Six constructeurs britanniques de récepteurs de télévision sont déjà partie prenante dans ces recherches.

Les donneurs d’informations

Les donneurs d’informations font partie d’une catégorie où la créativité se manifeste à l’infini.

Les plus enthousiastes se recrutent parmi les donneurs d’informations traditionnels, les journaux et les revues qu’on aurait pourtant pu croire les plus récalcitrants face à la menace d’une concurrence nouvelle. Ainsi David Gordon, International Business Editor du très sérieux « Economist » a-t-il déjà retenu mille pages de Viewdata.

Il nous est impossible de faire, dans le cadre de cet article, une liste exhaustive des domaines que pourra couvrir Viewdata. Mentionnons seulement les exemples commentés et démontrés a Zurich: la recherche d’un emploi selon des critères classés de manière arborescente, et l’achat de livres, d’objets pour l’artisanat, ou de séjour de vacances. Dans une étape ultérieure, le paiement pourra s’effectuer directement en communiquant au système un numéro de carte de crédit. On verra alors se greffer autour des trois catégories de protagonistes, déjà cités, de nouveaux intermédiaires, comme les banques, mais aussi les sociétés de services développant de nouvelles applications, et bien d’autres encore.

Les conditions du succès

L’avenir de Viewdata est entièrement fonction des prix qui seront pratiqués. Or, réciproquement, ceux-ci seront fonction de son succès. Le grand public ne « mordra » à Viewdata que si le service est accessible dans des limites raisonnables, soit pour un coût additionnel modique au coût des postes télévision. Or il a été prouvé que ce coût additionnel ne peut baisser qu’avec un accroissement spectaculaire des ventes de postes. Il ne chuterait à 50 £ sterling qu’avec un million d’utilisateurs.

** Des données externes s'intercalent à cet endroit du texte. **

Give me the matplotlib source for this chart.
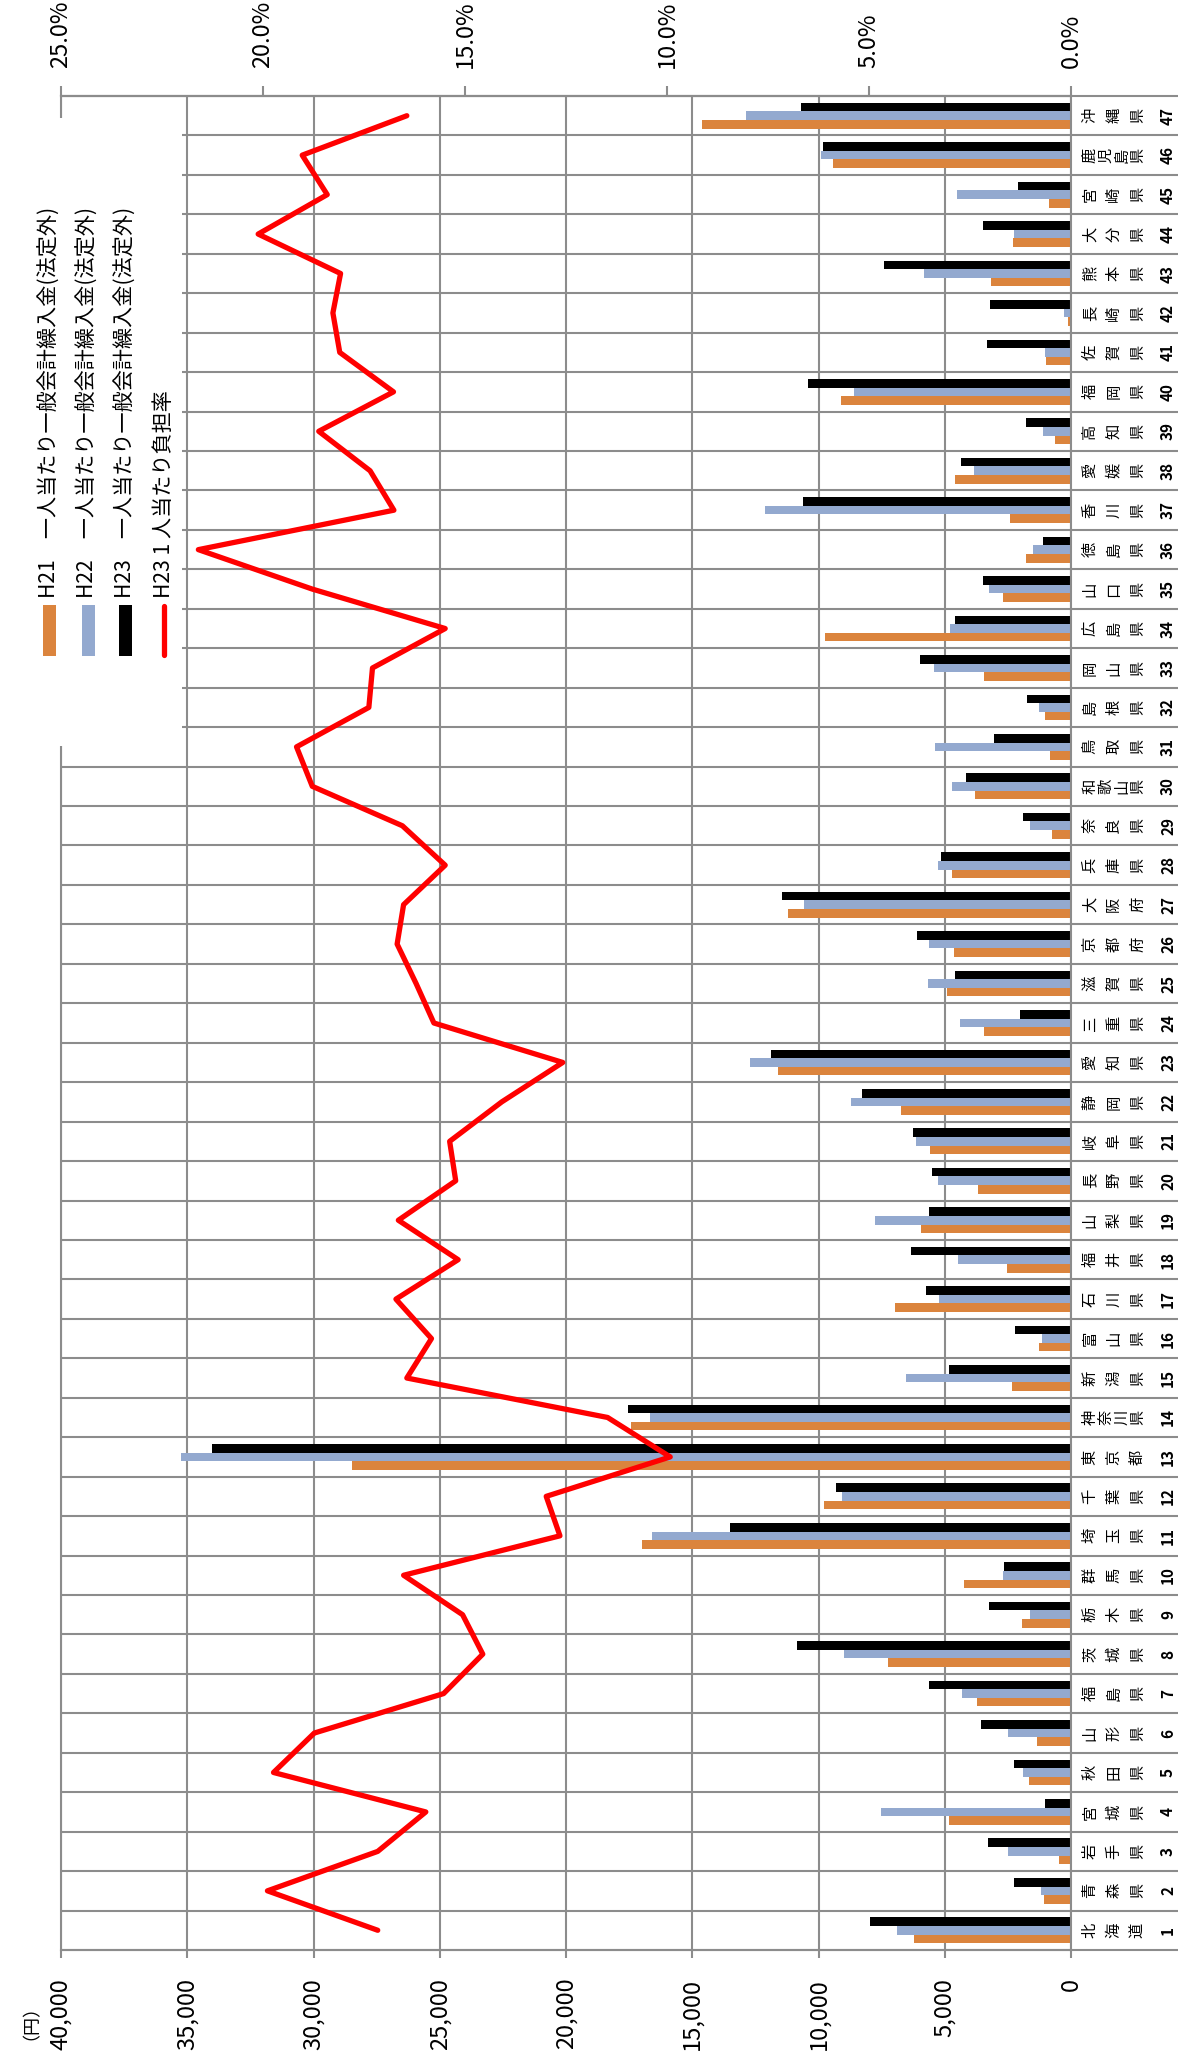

Par ailleurs, on n’atteindra ce million d’utilisateurs que si l’éventail d’informations est extrêmement vaste et varié, que seuls des donneurs d’informations en très grand nombre pourront fournir. Nous sommes donc dans un schéma, où l’on ne sort du cercle vicieux, les investisseurs ne consentant à investir que s’ils sont sûrs de la réussite et le grand public n’étant attiré que si les prix baissent pour un très vaste service, qu’à une condition: que la pompe soit amorcée. Cette pompe, seul un organisme étatique, en l’occurrence les PTT, a les moyens de l’actionner. Ils ont déjà fait les premiers pas en décidant de subventionner les 1’500 premiers utilisateurs. De la rapidité de leur engagement futur dépend la réussite économique du système. Car nous l’avons vu, Viewdata ne sera un succès que s’il est exporté. Or des systèmes concurrents existent ou existeront sous peu. Si le Post Office n’a pas l’air très préoccupé par la concurrence de son collègue français avec le système Tic Tac, moins coûteux mais aussi moins rapide, d’autres projets pourraient voir le jour rapidement dès que l’accord se sera fait sur une interface internationale standard de télécommunication.

On comprend alors tout l’intérêt du grand show de Zurich et pourquoi, Viewdata doit sortir de son île à tout prix.